The Public Memory: Complaints and Dismissals
The letter did not come in a vacuum. The Commission has faced public criticism over how it handled sensitive cases.
Families have come forward asking about missing relatives. The response from the chair at the time was that some of those named “did not exist” and that families should ask security agencies instead. To many, that sounded like passing the buck.
There were also moments when petitioners felt shut down mid-statement, or when victims were publicly questioned about their credibility. Those moments stick. They become the story people tell in taxis, in churches, in WhatsApp groups: “UHRC cannot help you.”
Now the same chair says the institution is “dead” because of who is appointed. That contradiction is what Ugandans are wrestling with.
For the Ordinary Citizen: “Who Do I Call Now?”
At village level, the UHRC is often the only formal option before going to court. Court is expensive. Police is intimidating. The Commission was designed to be accessible.
If that office is perceived as staffed by people looking for salary relief, trust collapses. A mother in Gulu with a missing son will not travel to Kampala to be told to “ask UPDF.” A boda rider beaten at a checkpoint will not file a form he believes will be ignored.

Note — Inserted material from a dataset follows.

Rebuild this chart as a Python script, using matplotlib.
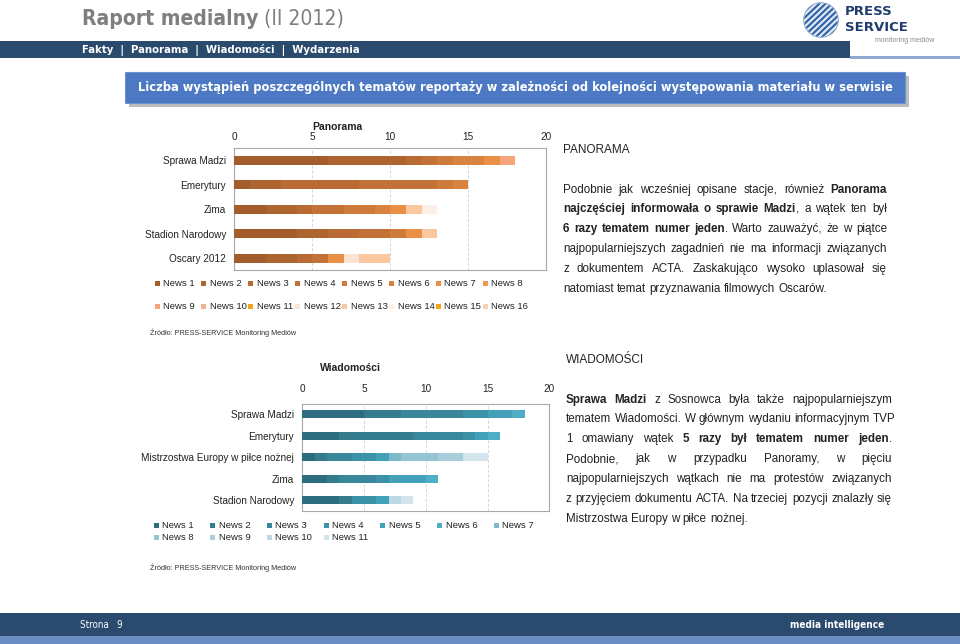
import matplotlib

matplotlib.use("Agg")
import matplotlib.pyplot as plt
from matplotlib.patches import Rectangle, Circle
import numpy as np

W, H = 960, 644

# --- data -----------------------------------------------------------------
PANORAMA_TOPICS = ["Sprawa Madzi", "Emerytury", "Zima", "Stadion Narodowy", "Oscary 2012"]
PANORAMA_LABELS = [f"News {i}" for i in range(1, 17)]
# one row per position in the news bulletin, columns follow PANORAMA_TOPICS
PANORAMA_VALUES = [
    [6, 1, 2, 4, 2],   # News 1
    [5, 2, 2, 2, 2],   # News 2
    [1, 5, 1, 2, 1],   # News 3
    [1, 5, 2, 2, 1],   # News 4
    [1, 1, 2, 1, 0],   # News 5
    [2, 1, 1, 0, 0],   # News 6
    [1, 0, 1, 1, 1],   # News 7
    [0, 0, 0, 0, 0],   # News 8
    [1, 0, 0, 0, 0],   # News 9
    [0, 0, 0, 0, 0],   # News 10
    [0, 0, 0, 0, 0],   # News 11
    [0, 0, 0, 0, 1],   # News 12
    [0, 0, 1, 1, 2],   # News 13
    [0, 0, 1, 0, 0],   # News 14
    [0, 0, 0, 0, 0],   # News 15
    [0, 0, 0, 0, 0],   # News 16
]

WIAD_TOPICS = ["Sprawa Madzi", "Emerytury", "Mistrzostwa Europy w piłce nożnej",
               "Zima", "Stadion Narodowy"]
WIAD_LABELS = [f"News {i}" for i in range(1, 12)]
WIAD_VALUES = [
    [5, 3, 1, 2, 3],   # News 1
    [3, 6, 1, 1, 1],   # News 2
    [5, 4, 2, 3, 0],   # News 3
    [2, 1, 2, 1, 2],   # News 4
    [2, 1, 1, 3, 1],   # News 5
    [1, 1, 0, 1, 0],   # News 6
    [0, 0, 1, 0, 0],   # News 7
    [0, 0, 3, 0, 0],   # News 8
    [0, 0, 2, 0, 0],   # News 9
    [0, 0, 0, 0, 1],   # News 10
    [0, 0, 2, 0, 1],   # News 11
]
TICKS = [0, 5, 10, 15, 20]

# --- styles ---------------------------------------------------------------
ORANGES = ["#A35D2C", "#AE642F", "#B96B33", "#C27236", "#CD7A3A", "#D8833F",
           "#EA9046", "#F09A52", "#F4A67A", "#F2B092", "#F6A21C", "#FCE4D4",
           "#FBC79E", "#FDEFE6", "#F5A414", "#F9D2B4"]
TEALS = ["#2E6D7F", "#337B8D", "#38879B", "#3C93A8", "#42A1B8", "#4DAEC6",
         "#7CB9CC", "#95C4D4", "#A9CEDB", "#BED8E3", "#D4E4EC"]
NAVY = "#2A4A6E"
BOX_BLUE = "#4C78C4"
GRAY_TXT = "#7F7F7F"
NARROW = ["Liberation Sans Narrow", "DejaVu Sans"]
SANS = ["Liberation Sans", "DejaVu Sans"]

plt.rcParams["font.family"] = SANS

fig = plt.figure(figsize=(W / 100, H / 100), dpi=100, facecolor="white")
bg = fig.add_axes([0, 0, 1, 1])
bg.set_xlim(0, W)
bg.set_ylim(H, 0)
bg.axis("off")
R = fig.canvas.get_renderer()


def px_axes(x0, y0, x1, y1):
    return fig.add_axes([x0 / W, 1 - y1 / H, (x1 - x0) / W, (y1 - y0) / H])


def fit_width(t, target):
    w = t.get_window_extent(R).width
    t.set_fontsize(t.get_fontsize() * target / w)
    return t


def parse(line):
    words = [[]]
    for k, seg in enumerate(line.split("*")):
        bold = k % 2 == 1
        for j, part in enumerate(seg.split(" ")):
            if j > 0:
                words.append([])
            if part:
                words[-1].append((part, bold))
    return [w for w in words if w]


def paragraph(lines, x0, x1, y0, dy, size):
    probe = bg.text(0, 0, "a a", fontsize=size, family=SANS)
    probe2 = bg.text(0, 0, "aa", fontsize=size, family=SANS)
    space = probe.get_window_extent(R).width - probe2.get_window_extent(R).width
    probe.remove()
    probe2.remove()
    for li, line in enumerate(lines):
        y = y0 + li * dy
        items = []
        for word in parse(line):
            pieces = [bg.text(0, y, txt, fontsize=size, family=SANS, color="#222222",
                              fontweight="bold" if b else "normal", va="center", ha="left")
                      for txt, b in word]
            items.append([(p, p.get_window_extent(R).width) for p in pieces])
        total = sum(w for it in items for _, w in it)
        if li == len(lines) - 1 or len(items) < 2:
            gap = space
        else:
            gap = max((x1 - x0 - total) / (len(items) - 1), space)
        x = x0
        for it in items:
            for p, w in it:
                p.set_x(x)
                x += w
            x += gap


def stacked_chart(ax, topics, labels, values, colors):
    ypos = np.arange(len(topics))
    left = np.zeros(len(topics))
    for lab, vals, col in zip(labels, values, colors):
        vals = np.array(vals, dtype=float)
        ax.barh(ypos, vals, left=left, height=0.37, color=col, label=lab,
                linewidth=0, zorder=3)
        left += vals
    ax.set_xlim(0, 20)
    ax.set_ylim(len(topics) - 0.5, -0.5)
    ax.set_yticks(ypos)
    ax.set_yticklabels(topics, fontsize=6.8, color="#222222")
    ax.set_xticks(TICKS)
    ax.xaxis.tick_top()
    ax.tick_params(length=0, labelsize=7.2, labelcolor="#222222")
    ax.tick_params(axis="y", pad=6)
    ax.grid(axis="x", color="#D6D6D6", linestyle=(0, (3, 2)), linewidth=0.7, zorder=0)
    for s in ax.spines.values():
        s.set_color("#A8A8A8")
        s.set_linewidth(0.8)
    ax.set_facecolor("white")


def legend_rows(labels, colors, x0, dx, ncol, y0, dy):
    for i, (lab, col) in enumerate(zip(labels, colors)):
        x = x0 + (i % ncol) * dx
        y = y0 + (i // ncol) * dy
        bg.add_patch(Rectangle((x - 2.5, y - 2.5), 5, 5, color=col, lw=0))
        bg.text(x + 6, y, lab, fontsize=6.8, va="center", ha="left", color="#222222")


# --- page header ------------------------------------------------------------
t1 = bg.text(82, 19, "Raport medialny", fontsize=20, fontweight="bold", family=NARROW,
             fontstretch="condensed", color=GRAY_TXT, va="center", ha="left")
fit_width(t1, 176)
end = t1.get_window_extent(R).x1
bg.text(end + 6, 19, "(II 2012)", fontsize=t1.get_fontsize(), family=NARROW,
        fontstretch="condensed", color=GRAY_TXT, va="center", ha="left")

bg.add_patch(Rectangle((0, 41), 850, 17, color=NAVY, lw=0))
bg.add_patch(Rectangle((850, 56), 110, 3, color="#8FA8CF", lw=0))
nav = bg.text(82, 49.5, "Fakty  |  Panorama  |  Wiadomości  |  Wydarzenia", fontsize=8,
              fontweight="bold", family=NARROW, fontstretch="condensed", color="white",
              va="center", ha="left")
fit_width(nav, 277)

# logo
logo = Circle((821, 20), 17, facecolor="#2F62A8", edgecolor="#6D8FC0", lw=1)
bg.add_patch(logo)
for off in np.linspace(-22, 22, 8):
    ln, = bg.plot([800 + off, 842 + off], [40, 0], color="white", lw=1.6, alpha=0.85)
    ln.set_clip_path(logo)
bg.text(845, 11.5, "PRESS", fontsize=9.5, fontweight="bold", color="#1F3C6E",
        va="center", ha="left", family="DejaVu Sans")
bg.text(845, 27.5, "SERVICE", fontsize=9.5, fontweight="bold", color="#1F3C6E",
        va="center", ha="left", family="DejaVu Sans")
bg.text(934, 40.5, "monitoring mediów", fontsize=5, color="#8A8A8A",
        va="center", ha="right")

# title box
bg.add_patch(Rectangle((129, 76), 780, 31, color="#BDBDBD", lw=0))
bg.add_patch(Rectangle((125, 72), 780, 31, facecolor=BOX_BLUE, edgecolor="#6F93D0", lw=0.8))
tt = bg.text(515, 87, "Liczba wystąpień poszczególnych tematów reportaży w zależności od "
             "kolejności występowania materiału w serwisie", fontsize=11, fontweight="bold",
             family=NARROW, fontstretch="condensed", color="white", va="center", ha="center")
fit_width(tt, 756)

# --- Panorama chart ---------------------------------------------------------
ax1 = px_axes(234.3, 148, 546.3, 270.5)
stacked_chart(ax1, PANORAMA_TOPICS, PANORAMA_LABELS, PANORAMA_VALUES, ORANGES)
ax1.tick_params(axis="x", pad=4)
bg.text(337, 127, "Panorama", fontsize=7.5, fontweight="bold", ha="center", va="center",
        color="#222222")
legend_rows(PANORAMA_LABELS, ORANGES, 157, 46.9, 8, 283, 23.5)
bg.text(150, 333, "Źródło: PRESS-SERVICE Monitoring Mediów", fontsize=5.2,
        va="center", ha="left", color="#333333")

# --- Wiadomości chart -------------------------------------------------------
ax2 = px_axes(302.3, 403.6, 549.3, 510.7)
stacked_chart(ax2, WIAD_TOPICS, WIAD_LABELS, WIAD_VALUES, TEALS)
ax2.tick_params(axis="x", pad=7)
bg.text(350, 368, "Wiadomości", fontsize=7.5, fontweight="bold", ha="center", va="center",
        color="#222222")
legend_rows(WIAD_LABELS, TEALS, 156, 56.7, 7, 525, 12)
bg.text(150, 568, "Źródło: PRESS-SERVICE Monitoring Mediów", fontsize=5.2,
        va="center", ha="left", color="#333333")

# --- commentary -------------------------------------------------------------
bg.text(563, 150, "PANORAMA", fontsize=8.5, va="center", ha="left", color="#222222")
paragraph([
    "Podobnie jak wcześniej opisane stacje, również *Panorama*",
    "*najczęściej informowała o sprawie Madzi*, a wątek ten był",
    "*6 razy tematem numer jeden*. Warto zauważyć, że w piątce",
    "najpopularniejszych zagadnień nie ma informacji związanych",
    "z dokumentem ACTA. Zaskakująco wysoko uplasował się",
    "natomiast temat przyznawania filmowych Oscarów.",
], 563, 887, 189.5, 19.9, 8.4)

bg.text(566, 360, "WIADOMOŚCI", fontsize=8.5, va="center", ha="left", color="#222222")
paragraph([
    "*Sprawa Madzi* z Sosnowca była także najpopularniejszym",
    "tematem Wiadomości. W głównym wydaniu informacyjnym TVP",
    "1 omawiany wątek *5 razy był tematem numer jeden*.",
    "Podobnie, jak w przypadku Panoramy, w pięciu",
    "najpopularniejszych wątkach nie ma protestów związanych",
    "z przyjęciem dokumentu ACTA. Na trzeciej pozycji znalazły się",
    "Mistrzostwa Europy w piłce nożnej.",
], 566, 892, 399.5, 19.9, 8.4)

# --- footer -----------------------------------------------------------------
bg.add_patch(Rectangle((0, 613), W, 23, color=NAVY, lw=0))
bg.add_patch(Rectangle((0, 636), W, 8, color="#6A8DC6", lw=0))
bg.text(80, 624.5, "Strona   9", fontsize=7, family=NARROW, fontstretch="condensed",
        color="white", va="center", ha="left")
mi = bg.text(884, 625, "media intelligence", fontsize=9, fontweight="bold", family=NARROW,
             fontstretch="condensed", color="white", va="center", ha="right")
fit_width(mi, 95)

fig.savefig("out.png", dpi=100, facecolor="white")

The danger is not just one bad ruling. It is silence. When people stop reporting, violations become invisible.
Lets make this clear:
When appointments are used to solve political or personal financial problems, two things happen:
1. Competence drops: You get commissioners who cannot read a docket, let alone challenge a ministry.
2. Legitimacy drops: Even good work is dismissed as theater.
Wangadya listed the current commissioners by name. That is unusual. It forces a conversation not just about the chair, but about the bench. Are these people equipped? Are they free to act? Do they have resources, protection, and political backing to say no to power?
The Hard Questions Now on the Table
1. Who qualifies to serve? Should there be minimum standards in law, beyond presidential discretion? Legal background, human rights experience, no active party office?
2. How do we protect commissioners? If they investigate powerful actors, who protects them from transfer, arrest, or public attack?
3. Funding and autonomy: Can a commission be independent if its budget, vehicles, and promotions are controlled by the same executive it must monitor?
4. Follow-up: Investigation is only half the job. What happens to UHRC recommendations? Are they tabled in Parliament? Acted on by DPP?
Without answers, the next chair will inherit the same problem.
Rule of Law Is Not a Slogan
Wangadya ended her appeal with a line that matters: “The RULE OF LAW helps everyone. It’s akin to the air we breathe.”
That is true for the opposition activist and for the minister. For the trader and for the general. When the air is bad, everyone coughs.
A commission that cannot investigate an abduction today cannot protect property tomorrow. A commission that bows to pressure on one case will bow on the next.
What Happens Next
Three paths are possible.
1. Reform the appointment process: Public interviews, parliamentary vetting with teeth, and a bar on recent party officials.
2. Give the Commission teeth: A legal requirement that government must respond to UHRC findings within 60 days, publicly.
3. Do nothing: And watch the institution drift further into irrelevance, until the next crisis makes it a headline again.
Wangadya says she “may not be here tomorrow.” That is a resignation in tone, if not in form. It is also a challenge to the next appointee: will you be credible, or will you be convenient?
Conclusion: A Commission Cannot Bite If It Is Tied
You cannot ask an institution to protect rights while using it to settle political debts.
The UHRC was created because Ugandans in 1995 knew what state abuse felt like. They wrote a long Bill of Rights and created a body to guard it.
If that body is now seen as a place for the indebted and the discarded, then the problem is not the Constitution. It is the will to respect it.
For the ordinary Ugandan, this is about whether there is anywhere to run when the state hurts you. For the elite, it is about whether Uganda wants institutions that outlast personalities.
The chairperson has spoken. The question now is who will listen, and what will change before the next appointment.